→ **Work instructions**: In your copy, leave out the pictures; write out all the data exactly.

■ ■ ■ ■ ■ ■ ■

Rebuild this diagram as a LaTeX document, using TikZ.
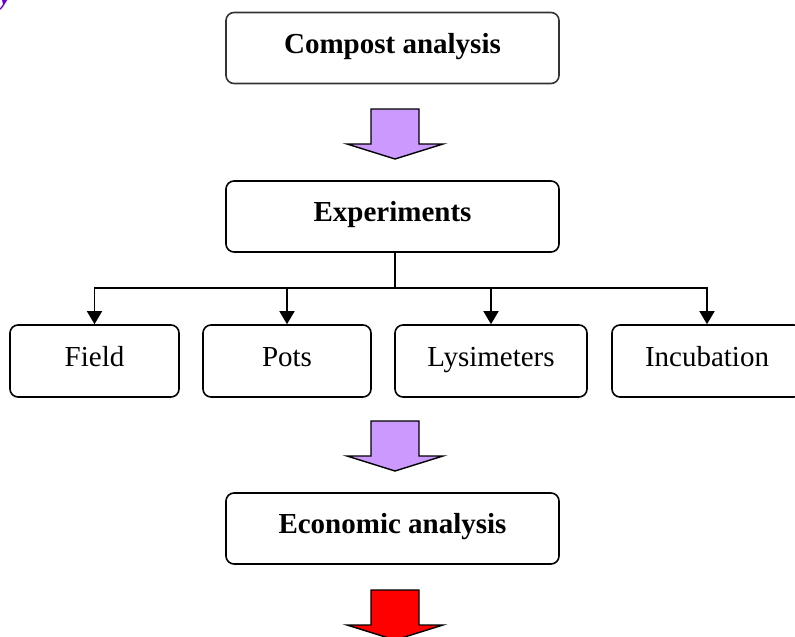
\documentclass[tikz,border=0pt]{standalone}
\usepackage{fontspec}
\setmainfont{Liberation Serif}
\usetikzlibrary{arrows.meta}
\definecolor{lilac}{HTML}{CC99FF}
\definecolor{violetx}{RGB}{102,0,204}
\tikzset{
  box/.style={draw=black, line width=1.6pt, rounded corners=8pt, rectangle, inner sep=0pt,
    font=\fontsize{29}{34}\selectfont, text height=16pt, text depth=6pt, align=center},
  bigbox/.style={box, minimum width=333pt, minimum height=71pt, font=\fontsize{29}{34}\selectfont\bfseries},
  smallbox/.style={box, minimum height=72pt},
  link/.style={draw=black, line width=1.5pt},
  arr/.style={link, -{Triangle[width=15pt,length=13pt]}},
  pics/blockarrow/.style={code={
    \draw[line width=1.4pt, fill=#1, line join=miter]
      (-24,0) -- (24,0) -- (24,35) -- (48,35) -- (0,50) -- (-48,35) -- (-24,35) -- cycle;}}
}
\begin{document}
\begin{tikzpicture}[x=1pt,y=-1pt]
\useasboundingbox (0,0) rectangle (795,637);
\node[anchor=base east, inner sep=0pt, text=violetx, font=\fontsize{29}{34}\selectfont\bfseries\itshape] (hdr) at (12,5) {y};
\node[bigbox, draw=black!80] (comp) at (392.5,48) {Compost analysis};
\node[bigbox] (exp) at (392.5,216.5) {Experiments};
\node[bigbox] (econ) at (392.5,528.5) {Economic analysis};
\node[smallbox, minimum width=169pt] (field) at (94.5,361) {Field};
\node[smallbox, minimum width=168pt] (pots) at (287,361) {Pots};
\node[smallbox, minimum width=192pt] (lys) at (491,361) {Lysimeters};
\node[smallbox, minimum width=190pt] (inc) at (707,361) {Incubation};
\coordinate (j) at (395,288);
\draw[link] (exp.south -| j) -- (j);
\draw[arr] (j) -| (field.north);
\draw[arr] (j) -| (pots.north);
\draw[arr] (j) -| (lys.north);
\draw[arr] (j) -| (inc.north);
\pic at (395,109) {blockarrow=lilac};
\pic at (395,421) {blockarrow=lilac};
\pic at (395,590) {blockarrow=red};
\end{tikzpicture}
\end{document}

■ ■ ■ ■ ■ ■ ■

→ **Exercise response**:
Rebuild this diagram as a LaTeX document, using TikZ.
\documentclass[tikz,border=0pt]{standalone}
\usepackage{fontspec}
\setmainfont{Liberation Serif}
\usetikzlibrary{arrows.meta}
\definecolor{lilac}{HTML}{CC99FF}
\definecolor{violetx}{RGB}{102,0,204}
\tikzset{
  box/.style={draw=black, line width=1.6pt, rounded corners=8pt, rectangle, inner sep=0pt,
    font=\fontsize{29}{34}\selectfont, text height=16pt, text depth=6pt, align=center},
  bigbox/.style={box, minimum width=333pt, minimum height=71pt, font=\fontsize{29}{34}\selectfont\bfseries},
  smallbox/.style={box, minimum height=72pt},
  link/.style={draw=black, line width=1.5pt},
  arr/.style={link, -{Triangle[width=15pt,length=13pt]}},
  pics/blockarrow/.style={code={
    \draw[line width=1.4pt, fill=#1, line join=miter]
      (-24,0) -- (24,0) -- (24,35) -- (48,35) -- (0,50) -- (-48,35) -- (-24,35) -- cycle;}}
}
\begin{document}
\begin{tikzpicture}[x=1pt,y=-1pt]
\useasboundingbox (0,0) rectangle (795,637);
\node[anchor=base east, inner sep=0pt, text=violetx, font=\fontsize{29}{34}\selectfont\bfseries\itshape] (hdr) at (12,5) {y};
\node[bigbox, draw=black!80] (comp) at (392.5,48) {Compost analysis};
\node[bigbox] (exp) at (392.5,216.5) {Experiments};
\node[bigbox] (econ) at (392.5,528.5) {Economic analysis};
\node[smallbox, minimum width=169pt] (field) at (94.5,361) {Field};
\node[smallbox, minimum width=168pt] (pots) at (287,361) {Pots};
\node[smallbox, minimum width=192pt] (lys) at (491,361) {Lysimeters};
\node[smallbox, minimum width=190pt] (inc) at (707,361) {Incubation};
\coordinate (j) at (395,288);
\draw[link] (exp.south -| j) -- (j);
\draw[arr] (j) -| (field.north);
\draw[arr] (j) -| (pots.north);
\draw[arr] (j) -| (lys.north);
\draw[arr] (j) -| (inc.north);
\pic at (395,109) {blockarrow=lilac};
\pic at (395,421) {blockarrow=lilac};
\pic at (395,590) {blockarrow=red};
\end{tikzpicture}
\end{document}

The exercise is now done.